Emit the data below verbatim, stripping out any pictures.

★ ★ ★

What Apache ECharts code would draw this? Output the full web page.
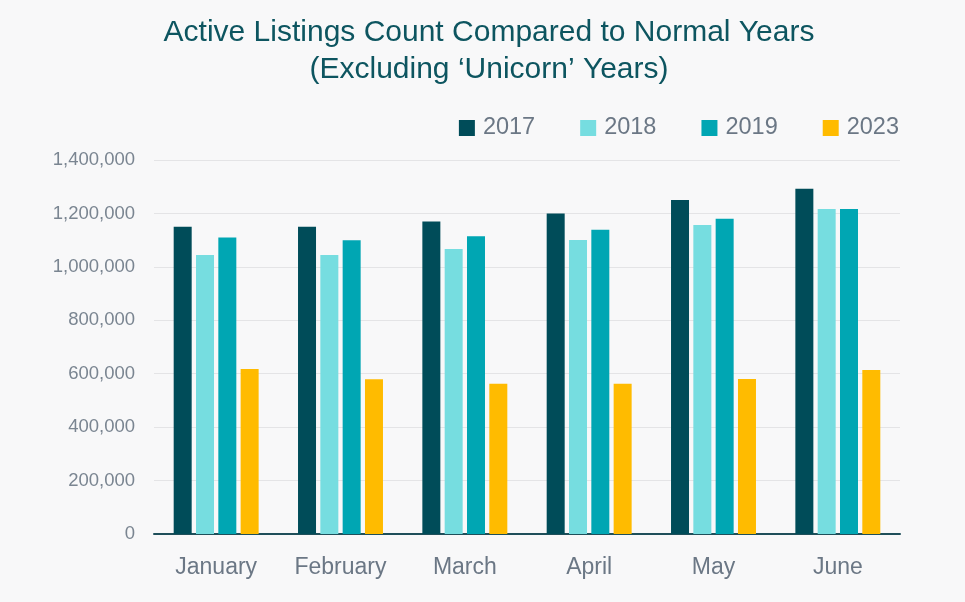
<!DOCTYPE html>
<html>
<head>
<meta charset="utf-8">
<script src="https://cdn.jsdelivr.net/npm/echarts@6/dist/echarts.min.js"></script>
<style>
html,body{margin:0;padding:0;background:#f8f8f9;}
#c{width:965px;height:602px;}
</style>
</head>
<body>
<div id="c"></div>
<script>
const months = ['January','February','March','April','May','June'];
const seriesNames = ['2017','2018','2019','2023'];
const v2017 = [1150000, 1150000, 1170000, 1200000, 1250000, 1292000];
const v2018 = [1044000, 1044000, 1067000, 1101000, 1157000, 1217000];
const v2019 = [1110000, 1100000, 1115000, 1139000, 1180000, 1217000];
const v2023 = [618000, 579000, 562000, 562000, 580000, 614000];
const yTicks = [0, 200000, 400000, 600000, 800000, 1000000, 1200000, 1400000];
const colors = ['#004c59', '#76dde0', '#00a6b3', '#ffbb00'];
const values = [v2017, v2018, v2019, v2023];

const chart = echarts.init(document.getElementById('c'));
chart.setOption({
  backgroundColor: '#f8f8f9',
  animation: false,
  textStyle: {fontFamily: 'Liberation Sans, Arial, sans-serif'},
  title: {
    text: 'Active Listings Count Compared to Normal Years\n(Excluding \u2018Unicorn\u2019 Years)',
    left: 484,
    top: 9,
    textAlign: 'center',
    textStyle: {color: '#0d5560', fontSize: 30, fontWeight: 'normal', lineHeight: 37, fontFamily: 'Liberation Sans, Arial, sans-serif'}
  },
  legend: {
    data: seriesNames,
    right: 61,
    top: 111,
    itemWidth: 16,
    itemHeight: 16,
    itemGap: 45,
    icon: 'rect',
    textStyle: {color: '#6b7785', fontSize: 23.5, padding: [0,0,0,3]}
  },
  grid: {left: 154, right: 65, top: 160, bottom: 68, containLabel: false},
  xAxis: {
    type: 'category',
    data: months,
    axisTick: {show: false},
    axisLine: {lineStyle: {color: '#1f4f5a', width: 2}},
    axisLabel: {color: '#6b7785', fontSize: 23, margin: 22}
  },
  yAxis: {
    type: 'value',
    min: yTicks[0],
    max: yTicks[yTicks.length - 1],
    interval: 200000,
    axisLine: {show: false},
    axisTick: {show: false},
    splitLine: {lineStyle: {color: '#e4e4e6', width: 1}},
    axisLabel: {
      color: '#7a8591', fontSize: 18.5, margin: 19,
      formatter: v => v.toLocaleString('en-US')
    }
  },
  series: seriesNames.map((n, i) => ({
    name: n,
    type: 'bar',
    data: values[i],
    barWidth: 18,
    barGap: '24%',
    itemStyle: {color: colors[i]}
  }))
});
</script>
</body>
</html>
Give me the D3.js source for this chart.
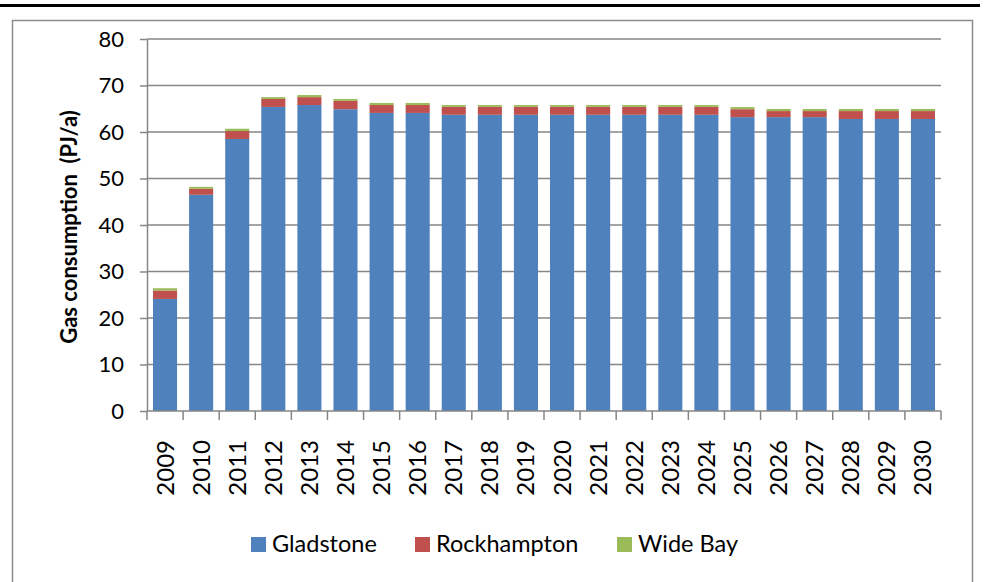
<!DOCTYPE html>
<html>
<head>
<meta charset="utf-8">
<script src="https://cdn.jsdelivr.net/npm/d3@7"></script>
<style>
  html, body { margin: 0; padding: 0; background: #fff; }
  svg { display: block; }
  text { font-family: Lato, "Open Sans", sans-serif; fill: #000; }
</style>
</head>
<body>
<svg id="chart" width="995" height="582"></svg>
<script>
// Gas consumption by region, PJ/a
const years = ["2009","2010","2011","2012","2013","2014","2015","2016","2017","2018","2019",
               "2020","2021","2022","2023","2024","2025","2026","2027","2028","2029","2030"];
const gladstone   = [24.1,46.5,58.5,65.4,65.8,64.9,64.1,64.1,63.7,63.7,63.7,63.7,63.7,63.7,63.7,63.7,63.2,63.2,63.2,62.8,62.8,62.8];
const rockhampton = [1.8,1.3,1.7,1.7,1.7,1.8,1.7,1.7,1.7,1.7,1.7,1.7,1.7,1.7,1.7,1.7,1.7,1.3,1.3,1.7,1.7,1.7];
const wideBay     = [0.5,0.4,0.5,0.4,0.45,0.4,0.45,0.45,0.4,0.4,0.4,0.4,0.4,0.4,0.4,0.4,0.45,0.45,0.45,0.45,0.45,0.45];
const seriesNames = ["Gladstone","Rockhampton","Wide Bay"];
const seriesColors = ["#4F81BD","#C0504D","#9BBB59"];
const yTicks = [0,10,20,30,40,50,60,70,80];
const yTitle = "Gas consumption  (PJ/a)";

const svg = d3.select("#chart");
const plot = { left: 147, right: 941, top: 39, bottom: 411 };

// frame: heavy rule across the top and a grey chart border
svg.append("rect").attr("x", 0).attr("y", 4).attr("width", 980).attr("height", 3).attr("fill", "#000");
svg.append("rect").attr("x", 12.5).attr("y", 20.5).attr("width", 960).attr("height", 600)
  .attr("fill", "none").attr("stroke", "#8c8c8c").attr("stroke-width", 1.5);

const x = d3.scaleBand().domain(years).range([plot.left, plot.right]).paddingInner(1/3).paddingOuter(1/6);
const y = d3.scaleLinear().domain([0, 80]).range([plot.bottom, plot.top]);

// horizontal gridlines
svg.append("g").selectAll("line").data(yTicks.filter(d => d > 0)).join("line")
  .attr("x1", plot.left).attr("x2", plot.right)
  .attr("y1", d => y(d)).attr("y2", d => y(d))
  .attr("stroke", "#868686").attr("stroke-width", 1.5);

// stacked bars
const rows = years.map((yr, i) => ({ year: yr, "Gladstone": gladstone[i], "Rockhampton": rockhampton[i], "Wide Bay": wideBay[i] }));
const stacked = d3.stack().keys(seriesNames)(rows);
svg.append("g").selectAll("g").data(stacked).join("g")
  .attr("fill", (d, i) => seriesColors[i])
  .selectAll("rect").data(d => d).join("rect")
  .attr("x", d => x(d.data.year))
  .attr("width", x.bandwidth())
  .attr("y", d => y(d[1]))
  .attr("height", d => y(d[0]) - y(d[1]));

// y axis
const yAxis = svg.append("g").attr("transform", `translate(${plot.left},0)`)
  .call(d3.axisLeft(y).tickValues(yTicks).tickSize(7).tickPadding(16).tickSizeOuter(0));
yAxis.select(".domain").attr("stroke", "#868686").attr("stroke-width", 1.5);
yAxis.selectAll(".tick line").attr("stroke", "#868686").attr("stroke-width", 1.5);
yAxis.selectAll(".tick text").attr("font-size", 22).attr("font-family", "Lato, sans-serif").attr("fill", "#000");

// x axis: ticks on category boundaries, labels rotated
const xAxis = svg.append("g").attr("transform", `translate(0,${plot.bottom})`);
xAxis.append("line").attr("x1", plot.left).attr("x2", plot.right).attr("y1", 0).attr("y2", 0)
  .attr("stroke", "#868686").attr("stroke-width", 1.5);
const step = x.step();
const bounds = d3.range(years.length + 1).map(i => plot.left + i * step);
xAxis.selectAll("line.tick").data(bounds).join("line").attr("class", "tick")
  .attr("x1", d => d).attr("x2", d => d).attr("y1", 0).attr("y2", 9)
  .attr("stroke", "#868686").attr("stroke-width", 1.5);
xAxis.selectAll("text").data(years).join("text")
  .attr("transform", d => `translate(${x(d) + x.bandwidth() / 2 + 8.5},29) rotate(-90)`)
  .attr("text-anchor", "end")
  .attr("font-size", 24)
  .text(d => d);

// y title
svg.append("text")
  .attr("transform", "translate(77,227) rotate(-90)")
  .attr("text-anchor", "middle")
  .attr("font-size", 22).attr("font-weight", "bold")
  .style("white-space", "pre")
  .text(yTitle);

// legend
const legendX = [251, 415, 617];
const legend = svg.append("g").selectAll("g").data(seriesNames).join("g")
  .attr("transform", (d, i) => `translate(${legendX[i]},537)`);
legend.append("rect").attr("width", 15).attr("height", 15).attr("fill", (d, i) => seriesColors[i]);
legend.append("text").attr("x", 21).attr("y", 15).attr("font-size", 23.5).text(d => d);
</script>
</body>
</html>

★ ★ ★

WORKED SOLUTION -
What Apache ECharts code would draw this? Output the full web page.
<!DOCTYPE html>
<html>
<head>
<meta charset="utf-8">
<script src="https://cdn.jsdelivr.net/npm/echarts@6/dist/echarts.min.js"></script>
<style>
html,body{margin:0;padding:0;background:#f8f8f9;}
#c{width:965px;height:602px;}
</style>
</head>
<body>
<div id="c"></div>
<script>
const months = ['January','February','March','April','May','June'];
const seriesNames = ['2017','2018','2019','2023'];
const v2017 = [1150000, 1150000, 1170000, 1200000, 1250000, 1292000];
const v2018 = [1044000, 1044000, 1067000, 1101000, 1157000, 1217000];
const v2019 = [1110000, 1100000, 1115000, 1139000, 1180000, 1217000];
const v2023 = [618000, 579000, 562000, 562000, 580000, 614000];
const yTicks = [0, 200000, 400000, 600000, 800000, 1000000, 1200000, 1400000];
const colors = ['#004c59', '#76dde0', '#00a6b3', '#ffbb00'];
const values = [v2017, v2018, v2019, v2023];

const chart = echarts.init(document.getElementById('c'));
chart.setOption({
  backgroundColor: '#f8f8f9',
  animation: false,
  textStyle: {fontFamily: 'Liberation Sans, Arial, sans-serif'},
  title: {
    text: 'Active Listings Count Compared to Normal Years\n(Excluding \u2018Unicorn\u2019 Years)',
    left: 484,
    top: 9,
    textAlign: 'center',
    textStyle: {color: '#0d5560', fontSize: 30, fontWeight: 'normal', lineHeight: 37, fontFamily: 'Liberation Sans, Arial, sans-serif'}
  },
  legend: {
    data: seriesNames,
    right: 61,
    top: 111,
    itemWidth: 16,
    itemHeight: 16,
    itemGap: 45,
    icon: 'rect',
    textStyle: {color: '#6b7785', fontSize: 23.5, padding: [0,0,0,3]}
  },
  grid: {left: 154, right: 65, top: 160, bottom: 68, containLabel: false},
  xAxis: {
    type: 'category',
    data: months,
    axisTick: {show: false},
    axisLine: {lineStyle: {color: '#1f4f5a', width: 2}},
    axisLabel: {color: '#6b7785', fontSize: 23, margin: 22}
  },
  yAxis: {
    type: 'value',
    min: yTicks[0],
    max: yTicks[yTicks.length - 1],
    interval: 200000,
    axisLine: {show: false},
    axisTick: {show: false},
    splitLine: {lineStyle: {color: '#e4e4e6', width: 1}},
    axisLabel: {
      color: '#7a8591', fontSize: 18.5, margin: 19,
      formatter: v => v.toLocaleString('en-US')
    }
  },
  series: seriesNames.map((n, i) => ({
    name: n,
    type: 'bar',
    data: values[i],
    barWidth: 18,
    barGap: '24%',
    itemStyle: {color: colors[i]}
  }))
});
</script>
</body>
</html>
Give me the D3.js source for this chart.
<!DOCTYPE html>
<html>
<head>
<meta charset="utf-8">
<script src="https://cdn.jsdelivr.net/npm/d3@7"></script>
<style>
  html, body { margin: 0; padding: 0; background: #fff; }
  svg { display: block; }
  text { font-family: Lato, "Open Sans", sans-serif; fill: #000; }
</style>
</head>
<body>
<svg id="chart" width="995" height="582"></svg>
<script>
// Gas consumption by region, PJ/a
const years = ["2009","2010","2011","2012","2013","2014","2015","2016","2017","2018","2019",
               "2020","2021","2022","2023","2024","2025","2026","2027","2028","2029","2030"];
const gladstone   = [24.1,46.5,58.5,65.4,65.8,64.9,64.1,64.1,63.7,63.7,63.7,63.7,63.7,63.7,63.7,63.7,63.2,63.2,63.2,62.8,62.8,62.8];
const rockhampton = [1.8,1.3,1.7,1.7,1.7,1.8,1.7,1.7,1.7,1.7,1.7,1.7,1.7,1.7,1.7,1.7,1.7,1.3,1.3,1.7,1.7,1.7];
const wideBay     = [0.5,0.4,0.5,0.4,0.45,0.4,0.45,0.45,0.4,0.4,0.4,0.4,0.4,0.4,0.4,0.4,0.45,0.45,0.45,0.45,0.45,0.45];
const seriesNames = ["Gladstone","Rockhampton","Wide Bay"];
const seriesColors = ["#4F81BD","#C0504D","#9BBB59"];
const yTicks = [0,10,20,30,40,50,60,70,80];
const yTitle = "Gas consumption  (PJ/a)";

const svg = d3.select("#chart");
const plot = { left: 147, right: 941, top: 39, bottom: 411 };

// frame: heavy rule across the top and a grey chart border
svg.append("rect").attr("x", 0).attr("y", 4).attr("width", 980).attr("height", 3).attr("fill", "#000");
svg.append("rect").attr("x", 12.5).attr("y", 20.5).attr("width", 960).attr("height", 600)
  .attr("fill", "none").attr("stroke", "#8c8c8c").attr("stroke-width", 1.5);

const x = d3.scaleBand().domain(years).range([plot.left, plot.right]).paddingInner(1/3).paddingOuter(1/6);
const y = d3.scaleLinear().domain([0, 80]).range([plot.bottom, plot.top]);

// horizontal gridlines
svg.append("g").selectAll("line").data(yTicks.filter(d => d > 0)).join("line")
  .attr("x1", plot.left).attr("x2", plot.right)
  .attr("y1", d => y(d)).attr("y2", d => y(d))
  .attr("stroke", "#868686").attr("stroke-width", 1.5);

// stacked bars
const rows = years.map((yr, i) => ({ year: yr, "Gladstone": gladstone[i], "Rockhampton": rockhampton[i], "Wide Bay": wideBay[i] }));
const stacked = d3.stack().keys(seriesNames)(rows);
svg.append("g").selectAll("g").data(stacked).join("g")
  .attr("fill", (d, i) => seriesColors[i])
  .selectAll("rect").data(d => d).join("rect")
  .attr("x", d => x(d.data.year))
  .attr("width", x.bandwidth())
  .attr("y", d => y(d[1]))
  .attr("height", d => y(d[0]) - y(d[1]));

// y axis
const yAxis = svg.append("g").attr("transform", `translate(${plot.left},0)`)
  .call(d3.axisLeft(y).tickValues(yTicks).tickSize(7).tickPadding(16).tickSizeOuter(0));
yAxis.select(".domain").attr("stroke", "#868686").attr("stroke-width", 1.5);
yAxis.selectAll(".tick line").attr("stroke", "#868686").attr("stroke-width", 1.5);
yAxis.selectAll(".tick text").attr("font-size", 22).attr("font-family", "Lato, sans-serif").attr("fill", "#000");

// x axis: ticks on category boundaries, labels rotated
const xAxis = svg.append("g").attr("transform", `translate(0,${plot.bottom})`);
xAxis.append("line").attr("x1", plot.left).attr("x2", plot.right).attr("y1", 0).attr("y2", 0)
  .attr("stroke", "#868686").attr("stroke-width", 1.5);
const step = x.step();
const bounds = d3.range(years.length + 1).map(i => plot.left + i * step);
xAxis.selectAll("line.tick").data(bounds).join("line").attr("class", "tick")
  .attr("x1", d => d).attr("x2", d => d).attr("y1", 0).attr("y2", 9)
  .attr("stroke", "#868686").attr("stroke-width", 1.5);
xAxis.selectAll("text").data(years).join("text")
  .attr("transform", d => `translate(${x(d) + x.bandwidth() / 2 + 8.5},29) rotate(-90)`)
  .attr("text-anchor", "end")
  .attr("font-size", 24)
  .text(d => d);

// y title
svg.append("text")
  .attr("transform", "translate(77,227) rotate(-90)")
  .attr("text-anchor", "middle")
  .attr("font-size", 22).attr("font-weight", "bold")
  .style("white-space", "pre")
  .text(yTitle);

// legend
const legendX = [251, 415, 617];
const legend = svg.append("g").selectAll("g").data(seriesNames).join("g")
  .attr("transform", (d, i) => `translate(${legendX[i]},537)`);
legend.append("rect").attr("width", 15).attr("height", 15).attr("fill", (d, i) => seriesColors[i]);
legend.append("text").attr("x", 21).attr("y", 15).attr("font-size", 23.5).text(d => d);
</script>
</body>
</html>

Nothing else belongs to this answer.